In these cases, the benefit is in the name of their spouse, meaning the non-earner (or very low earner) is missing out.

Parents – usually mothers – who are not aware of this, could find their state pension reduced by hundreds or even thousands of pounds a year in retirement if they do not take action.

The good news is that this problem can be fixed, even after the event, by transferring the credit from the child benefit recipient to the spouse.

This is achieved by  completing a form CF411a to rectify the issue  .

“It is quite right that parents who are looking after children get protection for their state pension record if they are out of paid work,” Steve Webb, director of policy at Royal London said.
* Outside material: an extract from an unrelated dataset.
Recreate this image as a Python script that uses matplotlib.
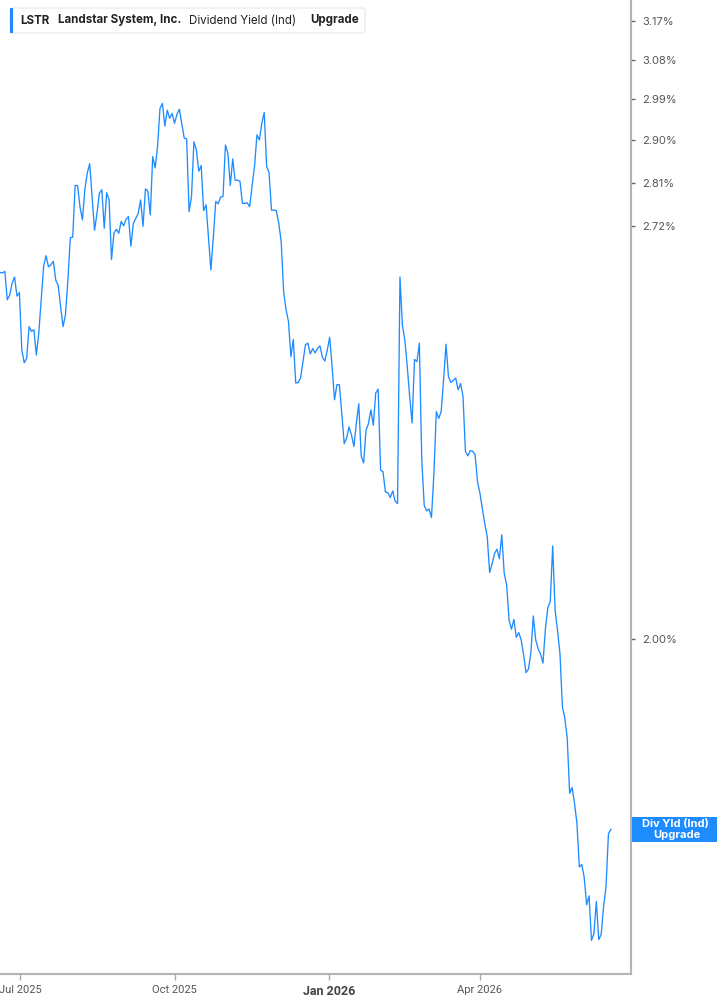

“But this protection only works if the ‘right’ parent claims Child Benefit.  It is very worrying that in around 200,000 families one partner is potentially missing out on the state pension protection that is rightfully theirs.

“Whilst this can be fixed by filling in the relevant form, many people will be unaware of this.

“HMRC should do much more to alert people who might be affected in order to make sure that many thousands of parents do not end up being penalised in retirement’.”

If you earn £118 a week or more, claiming child benefit won’t make a difference to your national insurance record, as you will already be paying national insurance contributions.

However, if you learn less than this, you should claim child benefit and get the national insurance credits that come with it.